Commander Doumbouya graduated from the University panthéon Assas Paris II with a Master 2 (bac + 5) in the military and industrial dynamics. Defense management, command, and strategy expert. He was also a Commando instructor on risk assessment and rapid decision making at the foreign legion in France.

He is married to a European woman and has three children with her. He served in a United Nations military mission in Afghanistan, Ivory Coast, Djibouti, and the Central African Republic. Doumbouya has also been to Israel, Cyprus, and the United Kingdom for military training.

While President Condé remains detained, the United Nations, African Union, and regional group Ecowas all have denounced the “purported” military coup and called to return to democracy.

What is next for Guinea?

The coup leaders promised on Monday to set up a transitional government of national unity despite the concerns that West Africa is gradually sliding back to military rule. The condemnations mean that the new military leaders have to put forward a plan beyond the toppling of the old order, so as to reassure investors that Guinea’s significant ore exports would not be cut.
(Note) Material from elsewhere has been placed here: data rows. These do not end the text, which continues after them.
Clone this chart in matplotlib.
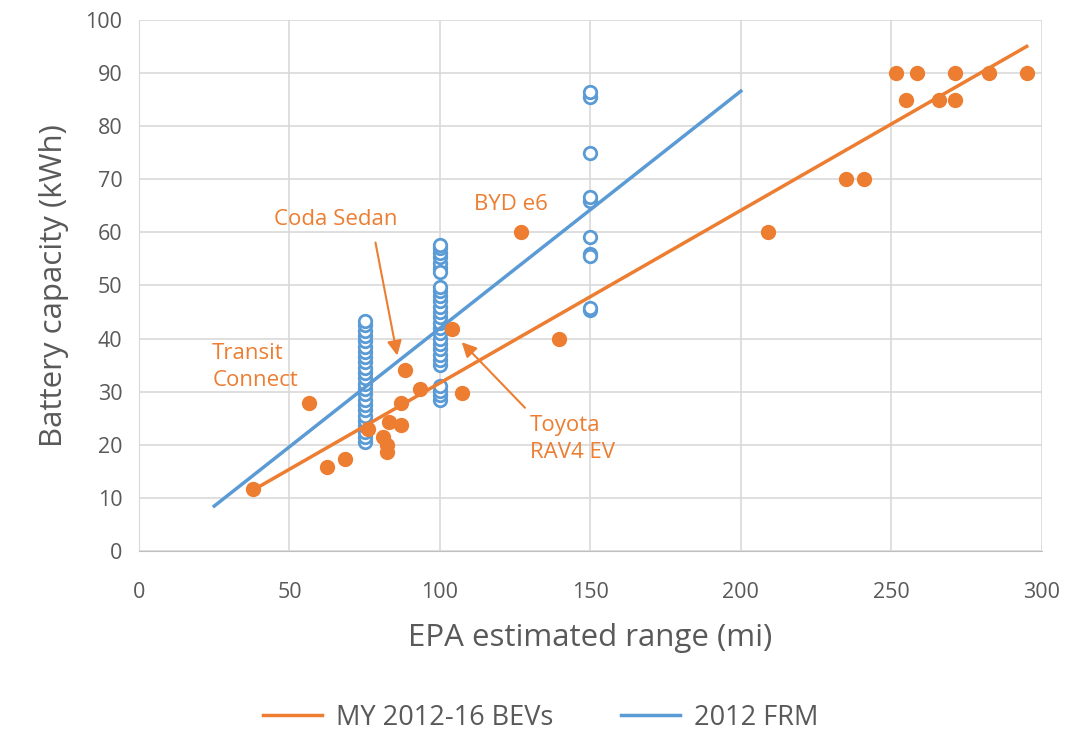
import matplotlib.pyplot as plt
import numpy as np

plt.rcParams['font.family'] = ['Open Sans', 'DejaVu Sans']

ORANGE = '#ED7D31'
BLUE = '#5B9BD5'
GREY = '#595959'

# MY 2012-16 BEVs (EPA range mi, battery kWh)
bev_range = [38, 56.5, 62.5, 68.5, 76, 81, 82.5, 82.5, 83, 87, 87, 88.5, 93.5,
             104, 107.5, 127, 139.5, 209, 235, 241, 251.5, 258.5, 271, 282.5,
             295, 255, 266, 271]
bev_kwh = [11.7, 27.9, 15.9, 17.4, 23, 21.5, 20, 18.6, 24.2, 23.8, 27.9, 34, 30.6,
           41.8, 29.8, 60, 40, 60, 70, 70, 90, 90, 90, 90,
           90, 85, 85, 85]

# 2012 FRM vehicle points
frm_range = [75] * 24 + [100] * 27 + [150] * 10
frm_kwh = ([20.5, 21.5, 22.5, 23.5, 24.5, 25.5, 26.5, 27.5, 28.5, 29.5, 30.5, 31.5,
            32.5, 33.5, 34.5, 35.5, 36.5, 37.5, 38.5, 39.5, 40.5, 41.5, 42.5, 43.3] +
           [28.5, 29.3, 30.2, 31.0, 35.0, 36.0, 37.0, 38.0, 39.0, 40.0, 41.0, 42.0,
            43.0, 44.0, 45.0, 46.0, 47.0, 48.0, 49.0, 49.7, 53.3, 54.3, 55.3, 56.2,
            57.0, 57.7, 52.5] +
           [85.4, 86.4, 74.9, 66.0, 66.7, 59.2, 56.0, 55.6, 45.3, 45.7])

# trend lines: slope, intercept, x span
bev_fit = [0.325, -0.85]
bev_span = [38, 295]
frm_fit = [0.4465, -2.7]
frm_span = [25, 200]

fig = plt.figure(figsize=(10.92, 7.34), dpi=100)
ax = fig.add_axes([0.1273, 0.2493, 0.8267, 0.7235])

xs = np.array(bev_span)
ax.plot(xs, bev_fit[0] * xs + bev_fit[1], color=ORANGE, lw=2.5, zorder=3,
        label='MY 2012-16 BEVs')
xs = np.array(frm_span)
ax.plot(xs, frm_fit[0] * xs + frm_fit[1], color=BLUE, lw=2.5, zorder=3,
        label='2012 FRM')

ax.plot(frm_range, frm_kwh, 'o', ms=9, mfc='white', mec=BLUE, mew=2,
        zorder=2, label='_nolegend_')
ax.plot(bev_range, bev_kwh, 'o', ms=10, color=ORANGE, zorder=4,
        label='_nolegend_')

ax.set_xlim(0, 300)
ax.set_ylim(0, 100)
ax.set_xticks(range(0, 301, 50))
ax.set_yticks(range(0, 101, 10))
ax.grid(True, color='#D9D9D9', lw=1.2)
ax.set_axisbelow(True)
for s in ['top', 'right']:
    ax.spines[s].set_visible(False)
ax.spines['left'].set_color('#D9D9D9')
ax.spines['bottom'].set_color('#BFBFBF')
ax.tick_params(length=0, labelsize=15.5, colors=GREY)
ax.tick_params(axis='x', pad=22)
ax.tick_params(axis='y', pad=12)
ax.set_xlabel('EPA estimated range (mi)', fontsize=22.5, color=GREY, labelpad=15)
ax.set_ylabel('Battery capacity (kWh)', fontsize=22.5, color=GREY, labelpad=12)

ann = dict(color=ORANGE, fontsize=16)
ax.text(65.4, 62.5, 'Coda Sedan', ha='center', va='center', **ann)
ax.text(123.6, 65.2, 'BYD e6', ha='center', va='center', **ann)
ax.text(24.3, 34.7, 'Transit\nConnect', ha='left', va='center',
        linespacing=1.35, **ann)
ax.text(129.9, 21.1, 'Toyota\nRAV4 EV', ha='left', va='center',
        linespacing=1.35, **ann)
arrow = dict(arrowstyle='-|>', color=ORANGE, lw=1.5, mutation_scale=22)
ax.annotate('', xy=(86, 36.3), xytext=(78.4, 58.6), arrowprops=arrow)
ax.annotate('', xy=(106.6, 39.7), xytext=(128.9, 26.6), arrowprops=arrow)

leg = fig.legend(loc='lower center', bbox_to_anchor=(0.495, -0.03), ncol=2,
                 frameon=False, fontsize=19.5, handlelength=2.2,
                 handletextpad=0.5, columnspacing=2.5)
for t in leg.get_texts():
    t.set_color(GREY)

fig.savefig('out.png', dpi=100)
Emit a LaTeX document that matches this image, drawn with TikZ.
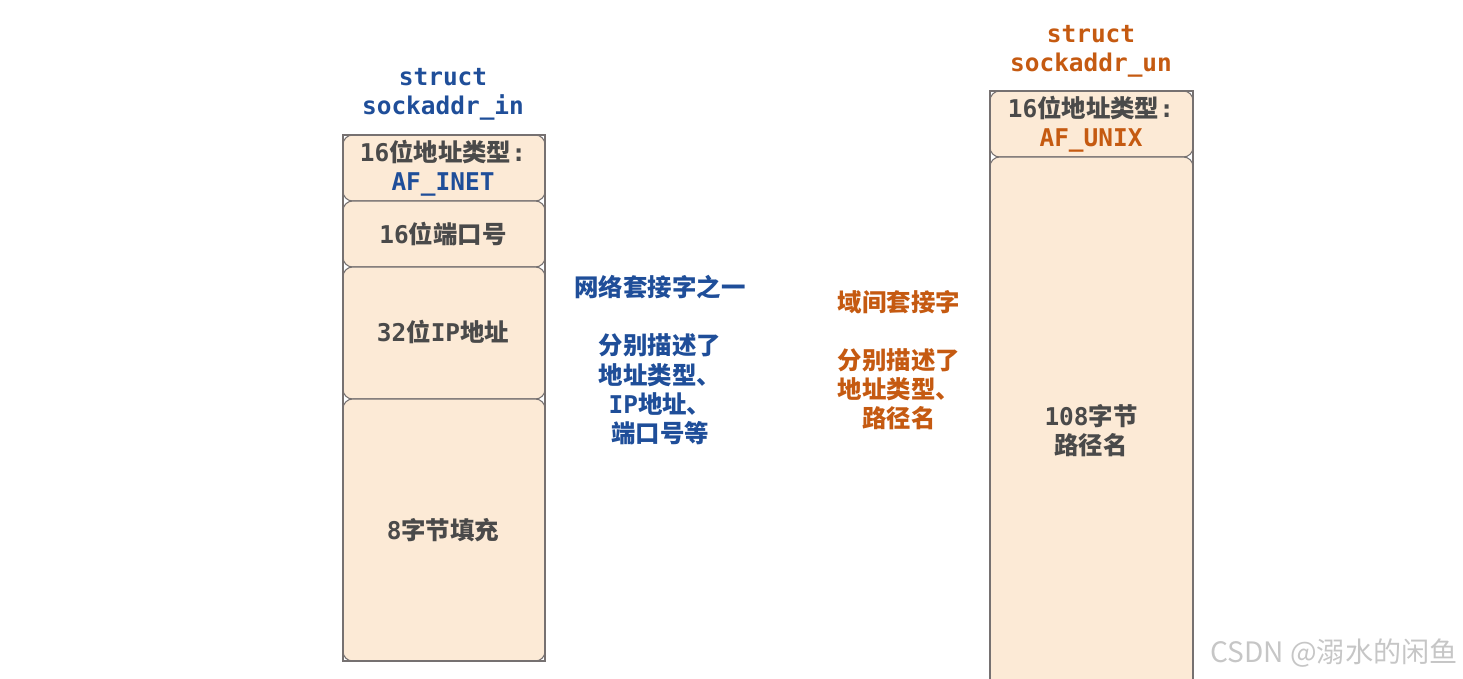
\documentclass[tikz,border=0pt]{standalone}
\usepackage{fontspec}
\setmainfont{Noto Sans CJK SC}
\setmonofont{DejaVu Sans Mono}
\definecolor{inblue}{HTML}{1F4E99}
\definecolor{unorange}{HTML}{C55A11}
\definecolor{fieldfill}{HTML}{FCEAD6}
\definecolor{fieldline}{HTML}{767171}
\definecolor{fieldtext}{HTML}{4A4A4A}
\newcommand{\mono}[1]{{\ttfamily #1}}

\begin{document}
\begin{tikzpicture}[x=0.02cm, y=-0.02cm,
  font=\fontsize{13.9}{16.6}\selectfont\bfseries,
  field/.style={draw=fieldline, fill=fieldfill, rounded corners=5.5pt, line width=0.6pt},
  frame/.style={draw=fieldline, line width=0.6pt},
  txt/.style={align=center, text=fieldtext, inner sep=0pt}]
\useasboundingbox (0,0) rectangle (1463,679);
\clip (0,0) rectangle (1463,679);

% sockaddr_in
\node[align=center, text=inblue, inner sep=0pt] (intitle) at (443,94) {\mono{struct}\\\mono{sockaddr\_in}};
\draw[field] (343,135) rectangle (545,201);
\draw[field] (343,201) rectangle (545,267);
\draw[field] (343,267) rectangle (545,399);
\draw[field] (343,399) rectangle (545,661);
\draw[frame] (343,135) rectangle (545,661);
\node[txt] (infamily) at (443,168) {\mono{16}位地址类型\mono{:}\\\textcolor{inblue}{\mono{AF\_INET}}};
\node[txt] (inport) at (443,234) {\mono{16}位端口号};
\node[txt] (inaddr) at (443,332) {\mono{32}位\mono{IP}地址};
\node[txt] (inzero) at (443,530) {\mono{8}字节填充};

\node[align=center, text=inblue, inner sep=0pt] (innote) at (660,360)
  {网络套接字之一\\ \\分别描述了\\地址类型、\\\mono{IP}地址、\\端口号等};

% sockaddr_un
\node[align=center, text=unorange, inner sep=0pt] (untitle) at (1091,51) {\mono{struct}\\\mono{sockaddr\_un}};
\draw[field] (990,91) rectangle (1193,157);
\draw[field] (990,157) rectangle (1193,705);
\draw[frame] (990,91) rectangle (1193,720);
\node[txt] (unfamily) at (1091,124) {\mono{16}位地址类型\mono{:}\\\textcolor{unorange}{\mono{AF\_UNIX}}};
\node[txt] (unpath) at (1091,431) {\mono{108}字节\\路径名};

\node[align=center, text=unorange, inner sep=0pt] (unnote) at (899,360)
  {域间套接字\\ \\分别描述了\\地址类型、\\路径名};

\node[text=gray!45, font=\fontsize{16}{18}\selectfont, inner sep=0pt] (mark) at (1334,653) {CSDN @溺水的闲鱼};
\end{tikzpicture}
\end{document}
Mamady Doumbouya has also reassured Conde’s ministers and senior government officials in a meeting that “A consultation will be carried out to define the major framework of the transition, then a government of national unity will be put in place to lead the transition.”

Although Doumbouya did not say what the transition would entail or give a date for a return to democratic elections, he reiterated that “At the end of this transitional phase, we’ll set the tone for a new era for governance and economic development”.